I think this little-considered option is much more compelling than the heavy-handed approach of multiple native codebases. However it is still a huge engineering project, and would only really serve the relatively small number of games that suffer from poor event performance. WebAssembly also needs a lot of time to finish development and reach browser support, as well as develop the tooling for development with it.

So while I remain skeptical of calls for native exporters, I am actually pretty receptive to the idea of writing parts of the Construct 2 engine in WebAssembly. If you really want better performance, this is probably a better thing to ask for.

Conclusion

Given the regularity of the calls for a native exporter, I doubt this blog post will actually stop the requests, or pacify everyone. I am sure there will be contentious points and counter-arguments. However I think it is worthwhile outlining our case and what I see as some pretty solid reasons for our sometimes controversial choice to remain exclusively a HTML5-powered engine.

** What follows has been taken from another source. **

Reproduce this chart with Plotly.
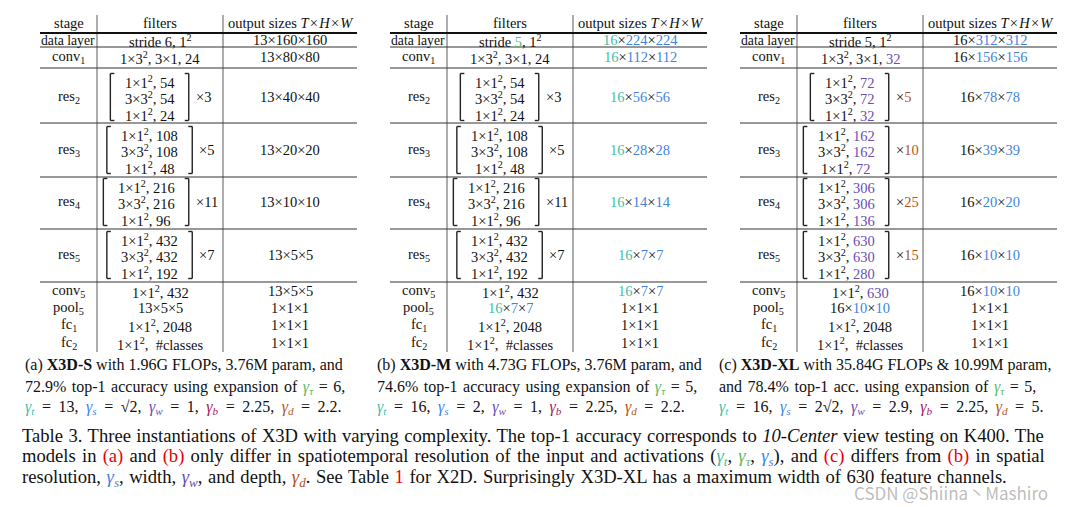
import plotly.graph_objects as go

stage_names = ["data layer", "conv<sub>1</sub>", "res<sub>2</sub>", "res<sub>3</sub>", "res<sub>4</sub>",
               "res<sub>5</sub>", "conv<sub>5</sub>", "pool<sub>5</sub>", "fc<sub>1</sub>", "fc<sub>2</sub>"]

s_stride, m_stride, xl_stride = 6, 5, 5
s_stem, m_stem, xl_stem = 24, 24, 32
s_inner = [54, 108, 216, 432]
m_inner = [54, 108, 216, 432]
xl_inner = [72, 162, 306, 630]
s_outc = [24, 48, 96, 192]
m_outc = [24, 48, 96, 192]
xl_outc = [32, 72, 136, 280]
s_repeat = [3, 5, 11, 7]
m_repeat = [3, 5, 11, 7]
xl_repeat = [5, 10, 25, 15]
s_T, m_T, xl_T = 13, 16, 16
s_HW = [160, 80, 40, 20, 10, 5]
m_HW = [224, 112, 56, 28, 14, 7]
xl_HW = [312, 156, 78, 39, 20, 10]
s_conv5, m_conv5, xl_conv5 = 432, 432, 630
fc1_width = 2048

GREEN = "#5fba62"
TEAL = "#3dbfa6"
BLUE = "#3f84e0"
PURPLE = "#6a4db3"
MAGENTA = "#a3205f"
BROWN = "#b5541c"
RED = "#e8000b"
FONT = "Liberation Serif"

fig = go.Figure()
ann = []
shp = []


def col(v, c):
    return f"<span style='color:{c}'>{v}</span>" if c else str(v)


def g(sub, c):
    return f"<span style='color:{c}'><i>γ<sub>{sub}</sub></i></span>"


def text(x, y, t, size=14.5, anchor="center"):
    ann.append(dict(x=x, y=y, text=t, xref="x", yref="y", showarrow=False, xanchor=anchor,
                    yanchor="middle", font=dict(family=FONT, size=size, color="#111")))


def line(x0, y0, x1, y1, w=1.0, c="#222"):
    shp.append(dict(type="line", x0=x0, y0=y0, x1=x1, y1=y1, xref="x", yref="y",
                    line=dict(color=c, width=w)))


row_y = [40, 57, 97, 150, 202, 255, 291, 308, 325, 343]
sep_y = [47, 68, 123, 177, 229, 282]
hs = "\u200a"


def table(x0, stride, stem, inner, outc, rep, T, HW, conv5,
          c_stride=None, c_T=None, c_HW=None, c_w=None, c_rep=None):
    xv1, xv2, x1 = x0 + 57, x0 + 183, x0 + 317
    cs, cf, co = (x0 + xv1) / 2, (xv1 + xv2) / 2, (xv2 + x1) / 2
    line(xv1, 15, xv1, 352, 1.2, "#777")
    line(xv2, 15, xv2, 352, 1.2, "#777")
    line(x0, 33, x1, 33, 2.2, "#111")
    for y in sep_y:
        line(x0, y, x1, y, 1.0, "#333")
    text(cs, 23, "stage")
    text(cf, 23, "filters")
    text(co + 1, 23, f"output sizes <i>T</i>{hs}×{hs}<i>H</i>{hs}×{hs}<i>W</i>")

    def size(t, hw):
        return f"{col(t, c_T)}×{col(hw, c_HW)}×{col(hw, c_HW)}"

    for i, nm in enumerate(stage_names):
        text(cs - (0.5 if i == 0 else 0), row_y[i], nm, size=13.7 if i == 0 else 14.5)
    text(cf, row_y[0] + 1, f"stride {col(stride, c_stride)}, 1<sup>2</sup>")
    text(cf, row_y[1] + 1, f"1×3<sup>2</sup>, 3×1, {col(stem, c_w)}")
    text(co, row_y[0], size(T, HW[0]))
    text(co, row_y[1], size(T, HW[1]))
    for k in range(4):
        y = row_y[2 + k]
        bw = 33.4 + 7 * len(str(inner[k])) + 31
        xw = 7.9 + 7 * len(str(rep[k]))
        left = cf - (bw + 6 + xw) / 2
        right = left + bw
        for xb, d in ((left, 4), (right, -4)):
            line(xb, y - 23.5, xb, y + 23.5, 1.4, "#222")
            line(xb, y - 23.5, xb + d, y - 23.5, 1.4, "#222")
            line(xb, y + 23.5, xb + d, y + 23.5, 1.4, "#222")
        bc = (left + right) / 2
        text(bc, y - 15.5, f"1×1<sup>2</sup>, {col(inner[k], c_w)}")
        text(bc, y + 1, f"3×3<sup>2</sup>, {col(inner[k], c_w)}")
        text(bc, y + 17.5, f"1×1<sup>2</sup>, {col(outc[k], c_w)}")
        text(right + 5, y, f"×{col(rep[k], c_rep)}", anchor="left")
        text(co, y, size(T, HW[2 + k]))
    text(cf, row_y[6] + 1, f"1×1<sup>2</sup>, {col(conv5, c_w)}")
    text(co, row_y[6], size(T, HW[5]))
    text(cf, row_y[7], size(T, HW[5]))
    text(cf, row_y[8] + 1, f"1×1<sup>2</sup>, {fc1_width}")
    text(cf, row_y[9] + 1, "1×1<sup>2</sup>,  #classes")
    for r in (7, 8, 9):
        text(co, row_y[r], "1×1×1")


table(40, s_stride, s_stem, s_inner, s_outc, s_repeat, s_T, s_HW, s_conv5)
table(390, m_stride, m_stem, m_inner, m_outc, m_repeat, m_T, m_HW, m_conv5,
      c_stride=GREEN, c_T=TEAL, c_HW=BLUE)
table(740, xl_stride, xl_stem, xl_inner, xl_outc, xl_repeat, xl_T, xl_HW, xl_conv5,
      c_HW=BLUE, c_w=PURPLE, c_rep=BROWN)


def ws(t, px):
    # stretch word gaps a little so lines fill the column like the justified original
    return f"<span style='word-spacing:{px}px'>{t}</span>" if px else t


# ---- sub-captions ----
sub_x = [23, 375, 717]
sub_y = [365, 387, 407]
subcaps = [
    ["(a) <b>X3D-S</b> with 1.96G FLOPs, 3.76M param, and",
     f"72.9% top-1 accuracy using expansion of {g('τ', GREEN)} = 6,",
     f"{g('t', TEAL)} = 13, {g('s', BLUE)} = √2, {g('w', PURPLE)} = 1, {g('b', MAGENTA)} = 2.25, {g('d', BROWN)} = 2.2."],
    ["(b) <b>X3D-M</b> with 4.73G FLOPs, 3.76M param, and",
     f"74.6% top-1 accuracy using expansion of {g('τ', GREEN)} = 5,",
     f"{g('t', TEAL)} = 16, {g('s', BLUE)} = 2, {g('w', PURPLE)} = 1, {g('b', MAGENTA)} = 2.25, {g('d', BROWN)} = 2.2."],
    ["(c) <b>X3D-XL</b> with 35.84G FLOPs &amp; 10.99M param,",
     f"and 78.4% top-1 acc. using expansion of {g('τ', GREEN)} = 5,",
     f"{g('t', TEAL)} = 16, {g('s', BLUE)} = 2√2, {g('w', PURPLE)} = 2.9, {g('b', MAGENTA)} = 2.25, {g('d', BROWN)} = 5."],
]
sub_ws = [0, 1.5, 3.5]
for sx, lines in zip(sub_x, subcaps):
    for sy, t, w in zip(sub_y, lines, sub_ws):
        text(sx, sy, ws(t, w), size=16, anchor="left")

# ---- table caption ----
cap = [
    "Table 3. Three instantiations of X3D with varying complexity. The top-1 accuracy corresponds to <i>10-Center</i> view testing on K400. The",
    f"models in {col('(a)', RED)} and {col('(b)', RED)} only differ in spatiotemporal resolution of the input and activations "
    f"({g('t', TEAL)}, {g('τ', GREEN)}, {g('s', BLUE)}), and {col('(c)', RED)} differs from {col('(b)', RED)} in spatial",
    f"resolution, {g('s', BLUE)}, width, {g('w', PURPLE)}, and depth, {g('d', BROWN)}. See Table {col('1', RED)} "
    "for X2D. Surprisingly X3D-XL has a maximum width of 630 feature channels.",
]
cap_ws = [0.8, 1.6, 0.9]
for cy, t, w in zip([435, 457, 478], cap, cap_ws):
    text(20, cy, ws(t, w), size=18.6, anchor="left")

ann.append(dict(x=1050, y=492, text="CSDN @Shiina丶Mashiro", xref="x", yref="y", showarrow=False,
                xanchor="right", yanchor="middle",
                font=dict(family="Noto Sans CJK SC", size=17, color="rgba(160,160,160,0.7)")))

fig.update_layout(
    width=1085, height=507, margin=dict(l=0, r=0, t=0, b=0),
    paper_bgcolor="white", plot_bgcolor="white",
    xaxis=dict(range=[0, 1085], visible=False, fixedrange=True),
    yaxis=dict(range=[507, 0], visible=False, fixedrange=True),
    annotations=ann, shapes=shp, showlegend=False,
)
fig.write_html("out.html", config={"displayModeBar": False},
               post_script="document.body.style.margin='0';document.body.style.overflow='hidden';")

Too often HTML5 is blamed when not responsible, and too often native technology is seen as a magic bullet that will solve everything. No technology is perfect - all involve a broad range of trade-offs, many of which are not obvious. There are also enormous up-front and lasting costs to Scirra if we make a change which will affect all customers in the long run, and that may not be so obvious from the outside.

As we've mentioned before, the focus of Construct 3 is to rebuild the editor for the future, and we intend to keep the same runtime and export methods as Construct 2 for the time being. (This also helps ensure Construct 2 games will port to Construct 3 smoothly.) However if there is significant demand for a WebAssembly runtime, that is something we could definitely consider in the Construct 3 time frame. In the mean time I hope everyone can appreciate the reasoning behind our technology choices, and takes this in to account when facing issues or requesting features.